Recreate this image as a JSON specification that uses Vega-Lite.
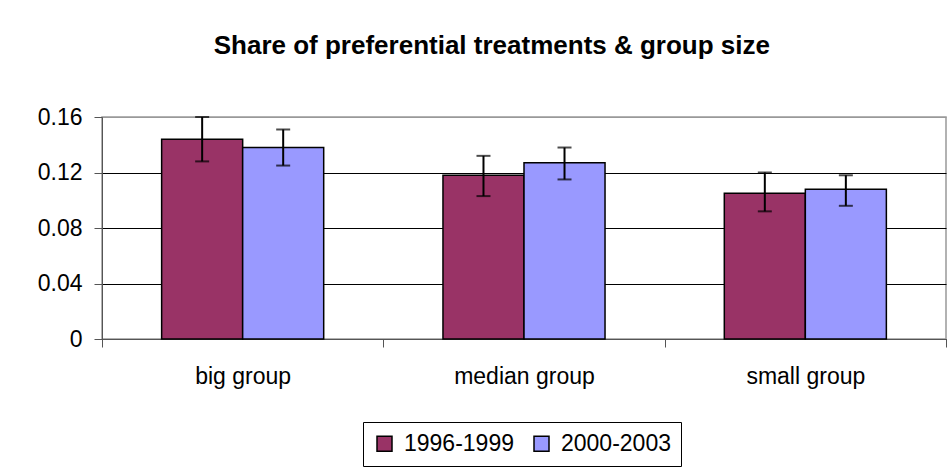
{
  "$schema": "https://vega.github.io/schema/vega-lite/v6.json",
  "description": "Share of preferential treatments by group size, two periods, with error bars",
  "width": 844,
  "height": 222,
  "autosize": {"type": "none"},
  "padding": {"left": 102, "top": 117, "right": 6, "bottom": 129},
  "background": "white",
  "title": {
    "text": "Share of preferential treatments & group size",
    "fontSize": 26,
    "fontWeight": "bold",
    "anchor": "middle",
    "frame": "bounds",
    "offset": 47,
    "color": "black"
  },
  "data": {
    "values": [
      {"group": "big group", "period": "1996-1999", "value": 0.144, "low": 0.128, "high": 0.160},
      {"group": "big group", "period": "2000-2003", "value": 0.138, "low": 0.125, "high": 0.151},
      {"group": "median group", "period": "1996-1999", "value": 0.118, "low": 0.103, "high": 0.132},
      {"group": "median group", "period": "2000-2003", "value": 0.127, "low": 0.115, "high": 0.138},
      {"group": "small group", "period": "1996-1999", "value": 0.105, "low": 0.092, "high": 0.120},
      {"group": "small group", "period": "2000-2003", "value": 0.108, "low": 0.096, "high": 0.118}
    ]
  },
  "encoding": {
    "x": {
      "field": "group",
      "type": "nominal",
      "sort": null,
      "scale": {"paddingInner": 0, "paddingOuter": 0},
      "axis": {
        "title": null,
        "labelAngle": 0,
        "tickBand": "extent",
        "tickSize": 8,
        "labelPadding": 18,
        "labelFontSize": 23,
        "labelColor": "black",
        "domainColor": "#555555",
        "tickColor": "#555555",
        "grid": false
      }
    },
    "xOffset": {
      "field": "period",
      "type": "nominal",
      "scale": {"paddingInner": 0, "paddingOuter": 0.736}
    }
  },
  "layer": [
    {
      "mark": {"type": "bar", "stroke": "black", "strokeWidth": 1.5},
      "encoding": {
        "y": {
          "field": "value",
          "type": "quantitative",
          "scale": {"domain": [0, 0.16], "nice": false},
          "axis": {
            "title": null,
            "values": [0, 0.04, 0.08, 0.12, 0.16],
            "format": ".2~f",
            "labelFontSize": 23,
            "labelColor": "black",
            "tickSize": 8,
            "labelPadding": 12,
            "domainColor": "#555555",
            "tickColor": "#555555",
            "gridColor": {"condition": {"test": "datum.value >= 0.16", "value": "#999999"}, "value": "black"},
            "grid": true
          }
        },
        "color": {
          "field": "period",
          "type": "nominal",
          "scale": {"range": ["#993366", "#9999FF"]},
          "legend": {
            "title": null,
            "orient": "none",
            "legendX": 261,
            "legendY": 305,
            "direction": "horizontal",
            "symbolType": "square",
            "symbolSize": 225,
            "symbolStrokeColor": "black",
            "symbolStrokeWidth": 1.5,
            "labelFontSize": 23,
            "labelColor": "black",
            "labelOffset": 8,
            "columnPadding": 16,
            "strokeColor": "black",
            "padding": 10
          }
        }
      }
    },
    {
      "mark": {"type": "rule", "color": "black", "strokeWidth": 2},
      "encoding": {
        "y": {"field": "low", "type": "quantitative"},
        "y2": {"field": "high"}
      }
    },
    {
      "mark": {"type": "tick", "color": "black", "size": 14, "thickness": 2, "orient": "horizontal"},
      "encoding": {
        "y": {"field": "low", "type": "quantitative"}
      }
    },
    {
      "mark": {"type": "tick", "color": "black", "size": 14, "thickness": 2, "orient": "horizontal"},
      "encoding": {
        "y": {"field": "high", "type": "quantitative"}
      }
    }
  ],
  "config": {
    "font": "Liberation Sans",
    "view": {"stroke": "#999999", "strokeWidth": 1.5}
  }
}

-------------------------

## Given instruction
Write the listing above out again exactly, dropping each image.

## Result of the exercise
Recreate this image as a JSON specification that uses Vega-Lite.
{
  "$schema": "https://vega.github.io/schema/vega-lite/v6.json",
  "description": "Share of preferential treatments by group size, two periods, with error bars",
  "width": 844,
  "height": 222,
  "autosize": {"type": "none"},
  "padding": {"left": 102, "top": 117, "right": 6, "bottom": 129},
  "background": "white",
  "title": {
    "text": "Share of preferential treatments & group size",
    "fontSize": 26,
    "fontWeight": "bold",
    "anchor": "middle",
    "frame": "bounds",
    "offset": 47,
    "color": "black"
  },
  "data": {
    "values": [
      {"group": "big group", "period": "1996-1999", "value": 0.144, "low": 0.128, "high": 0.160},
      {"group": "big group", "period": "2000-2003", "value": 0.138, "low": 0.125, "high": 0.151},
      {"group": "median group", "period": "1996-1999", "value": 0.118, "low": 0.103, "high": 0.132},
      {"group": "median group", "period": "2000-2003", "value": 0.127, "low": 0.115, "high": 0.138},
      {"group": "small group", "period": "1996-1999", "value": 0.105, "low": 0.092, "high": 0.120},
      {"group": "small group", "period": "2000-2003", "value": 0.108, "low": 0.096, "high": 0.118}
    ]
  },
  "encoding": {
    "x": {
      "field": "group",
      "type": "nominal",
      "sort": null,
      "scale": {"paddingInner": 0, "paddingOuter": 0},
      "axis": {
        "title": null,
        "labelAngle": 0,
        "tickBand": "extent",
        "tickSize": 8,
        "labelPadding": 18,
        "labelFontSize": 23,
        "labelColor": "black",
        "domainColor": "#555555",
        "tickColor": "#555555",
        "grid": false
      }
    },
    "xOffset": {
      "field": "period",
      "type": "nominal",
      "scale": {"paddingInner": 0, "paddingOuter": 0.736}
    }
  },
  "layer": [
    {
      "mark": {"type": "bar", "stroke": "black", "strokeWidth": 1.5},
      "encoding": {
        "y": {
          "field": "value",
          "type": "quantitative",
          "scale": {"domain": [0, 0.16], "nice": false},
          "axis": {
            "title": null,
            "values": [0, 0.04, 0.08, 0.12, 0.16],
            "format": ".2~f",
            "labelFontSize": 23,
            "labelColor": "black",
            "tickSize": 8,
            "labelPadding": 12,
            "domainColor": "#555555",
            "tickColor": "#555555",
            "gridColor": {"condition": {"test": "datum.value >= 0.16", "value": "#999999"}, "value": "black"},
            "grid": true
          }
        },
        "color": {
          "field": "period",
          "type": "nominal",
          "scale": {"range": ["#993366", "#9999FF"]},
          "legend": {
            "title": null,
            "orient": "none",
            "legendX": 261,
            "legendY": 305,
            "direction": "horizontal",
            "symbolType": "square",
            "symbolSize": 225,
            "symbolStrokeColor": "black",
            "symbolStrokeWidth": 1.5,
            "labelFontSize": 23,
            "labelColor": "black",
            "labelOffset": 8,
            "columnPadding": 16,
            "strokeColor": "black",
            "padding": 10
          }
        }
      }
    },
    {
      "mark": {"type": "rule", "color": "black", "strokeWidth": 2},
      "encoding": {
        "y": {"field": "low", "type": "quantitative"},
        "y2": {"field": "high"}
      }
    },
    {
      "mark": {"type": "tick", "color": "black", "size": 14, "thickness": 2, "orient": "horizontal"},
      "encoding": {
        "y": {"field": "low", "type": "quantitative"}
      }
    },
    {
      "mark": {"type": "tick", "color": "black", "size": 14, "thickness": 2, "orient": "horizontal"},
      "encoding": {
        "y": {"field": "high", "type": "quantitative"}
      }
    }
  ],
  "config": {
    "font": "Liberation Sans",
    "view": {"stroke": "#999999", "strokeWidth": 1.5}
  }
}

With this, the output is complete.